* Record set
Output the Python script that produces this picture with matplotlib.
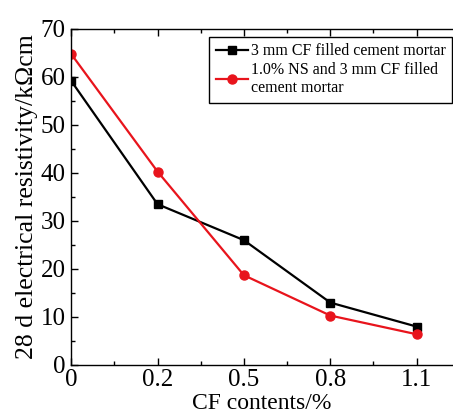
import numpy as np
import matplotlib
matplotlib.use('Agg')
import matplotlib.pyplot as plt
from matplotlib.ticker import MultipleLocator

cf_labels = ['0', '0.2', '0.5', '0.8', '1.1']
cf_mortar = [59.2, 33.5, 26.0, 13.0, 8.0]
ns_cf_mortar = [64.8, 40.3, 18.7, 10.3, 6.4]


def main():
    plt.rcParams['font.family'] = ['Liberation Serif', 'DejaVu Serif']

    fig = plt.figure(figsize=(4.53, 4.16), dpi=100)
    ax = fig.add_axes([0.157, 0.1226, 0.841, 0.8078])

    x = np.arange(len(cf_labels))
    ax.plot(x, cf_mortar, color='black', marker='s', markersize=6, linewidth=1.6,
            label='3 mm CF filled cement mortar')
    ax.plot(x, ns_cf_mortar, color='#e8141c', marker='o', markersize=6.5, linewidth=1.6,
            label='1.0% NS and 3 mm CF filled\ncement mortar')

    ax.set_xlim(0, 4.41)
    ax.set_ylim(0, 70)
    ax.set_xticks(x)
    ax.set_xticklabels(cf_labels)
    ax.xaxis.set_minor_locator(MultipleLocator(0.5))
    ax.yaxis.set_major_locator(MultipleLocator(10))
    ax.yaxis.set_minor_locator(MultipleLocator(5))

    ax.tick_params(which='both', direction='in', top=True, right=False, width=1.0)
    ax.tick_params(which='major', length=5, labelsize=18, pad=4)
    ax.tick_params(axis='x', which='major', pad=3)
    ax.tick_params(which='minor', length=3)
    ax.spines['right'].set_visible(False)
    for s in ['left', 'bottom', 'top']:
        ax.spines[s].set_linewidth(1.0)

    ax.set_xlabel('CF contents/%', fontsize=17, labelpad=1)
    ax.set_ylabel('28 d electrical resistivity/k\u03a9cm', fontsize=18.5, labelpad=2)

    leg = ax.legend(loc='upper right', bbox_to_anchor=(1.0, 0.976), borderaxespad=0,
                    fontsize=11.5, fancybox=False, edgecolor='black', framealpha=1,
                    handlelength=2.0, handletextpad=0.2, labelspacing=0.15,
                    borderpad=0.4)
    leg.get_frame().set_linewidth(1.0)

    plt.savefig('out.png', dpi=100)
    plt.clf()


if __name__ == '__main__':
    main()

==

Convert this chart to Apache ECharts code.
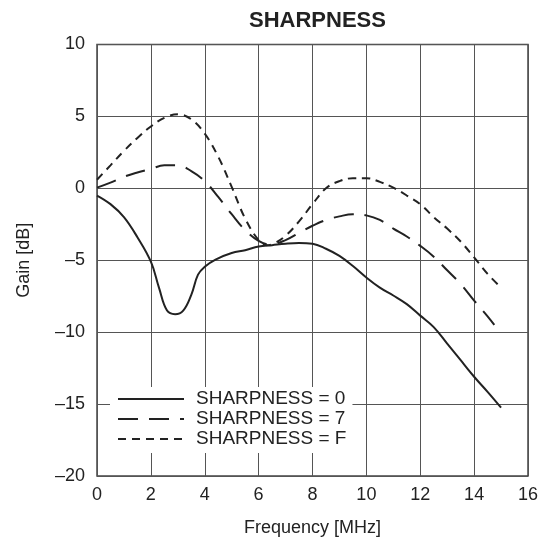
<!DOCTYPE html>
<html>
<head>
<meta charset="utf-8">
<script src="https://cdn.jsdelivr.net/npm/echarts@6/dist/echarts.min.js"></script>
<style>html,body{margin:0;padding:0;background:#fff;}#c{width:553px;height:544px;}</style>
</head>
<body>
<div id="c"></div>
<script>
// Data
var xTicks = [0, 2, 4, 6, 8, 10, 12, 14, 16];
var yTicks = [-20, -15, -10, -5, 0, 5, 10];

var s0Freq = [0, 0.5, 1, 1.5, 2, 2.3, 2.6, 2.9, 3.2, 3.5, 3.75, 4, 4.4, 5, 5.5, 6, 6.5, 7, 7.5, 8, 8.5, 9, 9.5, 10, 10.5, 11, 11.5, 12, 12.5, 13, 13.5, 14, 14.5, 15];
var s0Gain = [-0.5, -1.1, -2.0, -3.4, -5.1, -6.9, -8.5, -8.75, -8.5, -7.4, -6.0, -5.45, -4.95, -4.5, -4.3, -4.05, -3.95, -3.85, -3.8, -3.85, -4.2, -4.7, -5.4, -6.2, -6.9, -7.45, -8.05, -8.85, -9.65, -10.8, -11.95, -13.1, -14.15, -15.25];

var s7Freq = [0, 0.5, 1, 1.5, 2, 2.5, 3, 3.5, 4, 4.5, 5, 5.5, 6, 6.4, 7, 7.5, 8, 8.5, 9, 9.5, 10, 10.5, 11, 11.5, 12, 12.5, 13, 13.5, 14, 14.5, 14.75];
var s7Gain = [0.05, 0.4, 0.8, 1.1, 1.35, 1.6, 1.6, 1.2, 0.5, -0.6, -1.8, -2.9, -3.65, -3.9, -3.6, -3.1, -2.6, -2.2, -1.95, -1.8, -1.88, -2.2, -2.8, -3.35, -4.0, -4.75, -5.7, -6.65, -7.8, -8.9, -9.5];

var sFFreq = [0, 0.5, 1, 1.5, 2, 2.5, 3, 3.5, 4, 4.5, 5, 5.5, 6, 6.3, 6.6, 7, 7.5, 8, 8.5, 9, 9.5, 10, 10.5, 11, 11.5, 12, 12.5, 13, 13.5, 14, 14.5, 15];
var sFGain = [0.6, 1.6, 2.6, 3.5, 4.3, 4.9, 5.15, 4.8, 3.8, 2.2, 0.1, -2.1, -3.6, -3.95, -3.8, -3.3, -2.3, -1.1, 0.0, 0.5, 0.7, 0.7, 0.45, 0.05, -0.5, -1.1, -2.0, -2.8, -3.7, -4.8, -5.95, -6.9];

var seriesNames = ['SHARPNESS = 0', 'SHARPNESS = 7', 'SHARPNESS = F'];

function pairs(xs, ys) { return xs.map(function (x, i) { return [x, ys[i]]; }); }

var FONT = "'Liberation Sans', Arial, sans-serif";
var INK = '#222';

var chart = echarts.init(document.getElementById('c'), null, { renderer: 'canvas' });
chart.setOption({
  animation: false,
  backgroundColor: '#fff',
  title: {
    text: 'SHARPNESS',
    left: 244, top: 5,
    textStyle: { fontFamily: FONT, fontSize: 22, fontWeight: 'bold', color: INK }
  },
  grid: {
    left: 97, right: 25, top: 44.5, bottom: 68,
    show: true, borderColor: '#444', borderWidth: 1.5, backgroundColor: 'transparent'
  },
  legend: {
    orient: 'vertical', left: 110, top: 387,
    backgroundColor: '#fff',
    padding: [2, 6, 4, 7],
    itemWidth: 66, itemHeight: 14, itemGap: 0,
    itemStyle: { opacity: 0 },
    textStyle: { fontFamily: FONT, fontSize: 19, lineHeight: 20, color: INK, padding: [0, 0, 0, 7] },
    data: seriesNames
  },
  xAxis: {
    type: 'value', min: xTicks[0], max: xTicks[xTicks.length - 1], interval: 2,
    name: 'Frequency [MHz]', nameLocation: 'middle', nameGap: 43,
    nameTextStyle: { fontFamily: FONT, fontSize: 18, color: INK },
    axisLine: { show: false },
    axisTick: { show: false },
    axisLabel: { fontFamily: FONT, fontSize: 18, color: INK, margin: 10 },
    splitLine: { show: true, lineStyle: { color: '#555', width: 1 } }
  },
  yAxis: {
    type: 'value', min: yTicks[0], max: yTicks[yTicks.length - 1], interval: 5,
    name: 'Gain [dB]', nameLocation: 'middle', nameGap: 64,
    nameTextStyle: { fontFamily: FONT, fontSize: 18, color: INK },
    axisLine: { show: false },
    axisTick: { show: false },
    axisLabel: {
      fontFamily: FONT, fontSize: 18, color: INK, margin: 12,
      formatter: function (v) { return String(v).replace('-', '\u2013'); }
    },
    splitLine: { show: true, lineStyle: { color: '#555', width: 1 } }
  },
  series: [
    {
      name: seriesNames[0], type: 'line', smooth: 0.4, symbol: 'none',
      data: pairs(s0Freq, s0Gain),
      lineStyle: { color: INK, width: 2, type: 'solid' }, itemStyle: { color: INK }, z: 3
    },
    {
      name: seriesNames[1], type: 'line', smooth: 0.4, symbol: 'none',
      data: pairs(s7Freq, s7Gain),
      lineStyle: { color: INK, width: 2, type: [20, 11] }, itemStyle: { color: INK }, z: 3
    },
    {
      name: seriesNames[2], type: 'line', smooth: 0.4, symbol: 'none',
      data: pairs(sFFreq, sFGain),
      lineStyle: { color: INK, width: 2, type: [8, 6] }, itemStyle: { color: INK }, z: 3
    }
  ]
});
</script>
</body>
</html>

--

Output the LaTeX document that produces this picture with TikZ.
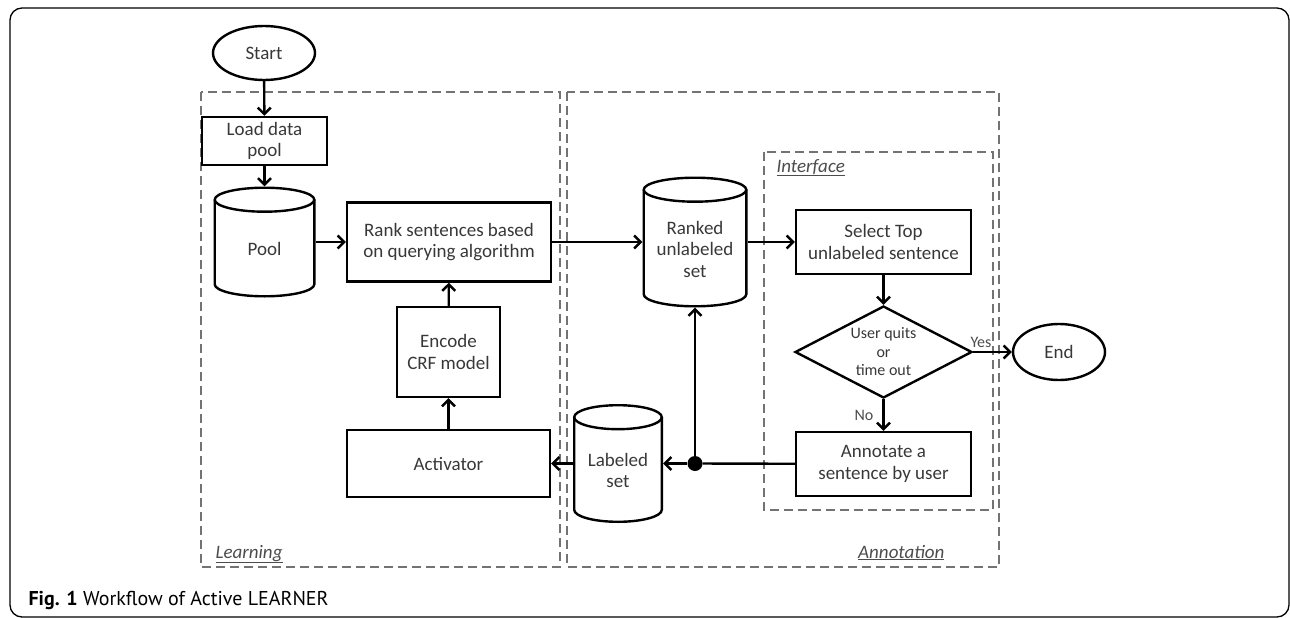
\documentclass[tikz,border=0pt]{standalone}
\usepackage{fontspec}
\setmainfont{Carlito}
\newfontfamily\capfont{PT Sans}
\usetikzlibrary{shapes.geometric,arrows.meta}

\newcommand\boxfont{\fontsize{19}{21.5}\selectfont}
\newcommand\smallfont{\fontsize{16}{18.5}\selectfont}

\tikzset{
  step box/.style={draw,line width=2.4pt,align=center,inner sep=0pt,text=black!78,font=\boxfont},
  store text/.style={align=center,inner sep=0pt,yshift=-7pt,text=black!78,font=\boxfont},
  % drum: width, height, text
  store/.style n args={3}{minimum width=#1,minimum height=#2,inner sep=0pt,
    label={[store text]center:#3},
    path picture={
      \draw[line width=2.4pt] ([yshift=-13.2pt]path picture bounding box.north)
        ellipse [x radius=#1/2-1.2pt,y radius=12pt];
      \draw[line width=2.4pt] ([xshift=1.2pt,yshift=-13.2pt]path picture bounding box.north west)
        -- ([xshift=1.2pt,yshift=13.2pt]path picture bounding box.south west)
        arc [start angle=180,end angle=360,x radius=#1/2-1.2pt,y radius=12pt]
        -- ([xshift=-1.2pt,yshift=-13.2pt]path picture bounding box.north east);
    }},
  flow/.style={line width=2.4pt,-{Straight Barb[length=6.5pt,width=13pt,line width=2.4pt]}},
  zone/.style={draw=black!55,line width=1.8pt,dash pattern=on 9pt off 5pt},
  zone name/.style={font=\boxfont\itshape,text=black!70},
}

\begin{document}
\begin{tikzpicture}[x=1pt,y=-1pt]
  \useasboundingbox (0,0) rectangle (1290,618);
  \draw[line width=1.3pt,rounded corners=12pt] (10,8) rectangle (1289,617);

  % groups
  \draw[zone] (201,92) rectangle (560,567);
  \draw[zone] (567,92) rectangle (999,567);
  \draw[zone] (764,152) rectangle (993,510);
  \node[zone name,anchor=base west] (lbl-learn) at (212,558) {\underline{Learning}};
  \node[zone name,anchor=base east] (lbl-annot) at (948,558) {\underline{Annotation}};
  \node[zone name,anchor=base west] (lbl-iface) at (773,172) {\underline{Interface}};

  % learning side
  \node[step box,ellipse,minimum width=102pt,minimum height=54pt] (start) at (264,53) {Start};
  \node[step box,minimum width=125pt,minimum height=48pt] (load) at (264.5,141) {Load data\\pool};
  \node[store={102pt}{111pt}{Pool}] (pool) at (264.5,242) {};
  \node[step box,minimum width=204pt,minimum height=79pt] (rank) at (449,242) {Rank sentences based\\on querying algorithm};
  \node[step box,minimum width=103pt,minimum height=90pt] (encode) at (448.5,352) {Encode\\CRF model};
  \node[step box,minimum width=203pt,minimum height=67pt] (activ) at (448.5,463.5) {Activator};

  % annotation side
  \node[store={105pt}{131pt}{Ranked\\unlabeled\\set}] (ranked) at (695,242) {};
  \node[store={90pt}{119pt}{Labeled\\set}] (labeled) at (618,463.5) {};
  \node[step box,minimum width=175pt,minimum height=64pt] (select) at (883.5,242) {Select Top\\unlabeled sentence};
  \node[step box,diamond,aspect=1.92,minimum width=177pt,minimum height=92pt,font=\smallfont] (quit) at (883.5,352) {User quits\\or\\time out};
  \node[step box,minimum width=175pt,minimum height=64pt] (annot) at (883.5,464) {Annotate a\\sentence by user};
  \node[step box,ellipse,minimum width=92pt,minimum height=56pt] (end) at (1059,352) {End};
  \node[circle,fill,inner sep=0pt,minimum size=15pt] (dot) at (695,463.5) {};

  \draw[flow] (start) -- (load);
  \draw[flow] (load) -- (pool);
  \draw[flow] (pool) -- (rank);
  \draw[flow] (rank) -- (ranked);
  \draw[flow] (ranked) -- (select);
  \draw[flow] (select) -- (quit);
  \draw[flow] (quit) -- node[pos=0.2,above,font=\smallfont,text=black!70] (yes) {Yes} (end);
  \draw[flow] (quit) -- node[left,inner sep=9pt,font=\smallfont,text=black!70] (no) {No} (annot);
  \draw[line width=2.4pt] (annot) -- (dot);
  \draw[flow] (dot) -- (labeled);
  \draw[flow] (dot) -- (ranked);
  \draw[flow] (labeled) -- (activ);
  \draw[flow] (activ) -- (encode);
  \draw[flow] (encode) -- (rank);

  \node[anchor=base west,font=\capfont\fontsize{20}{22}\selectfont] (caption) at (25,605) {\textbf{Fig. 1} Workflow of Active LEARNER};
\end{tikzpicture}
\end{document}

* Exercise task
Return each line in the records that holds the string "this".

* The output
Output the Python script that produces this picture with matplotlib.
Convert this chart to Apache ECharts code.
Output the LaTeX document that produces this picture with TikZ.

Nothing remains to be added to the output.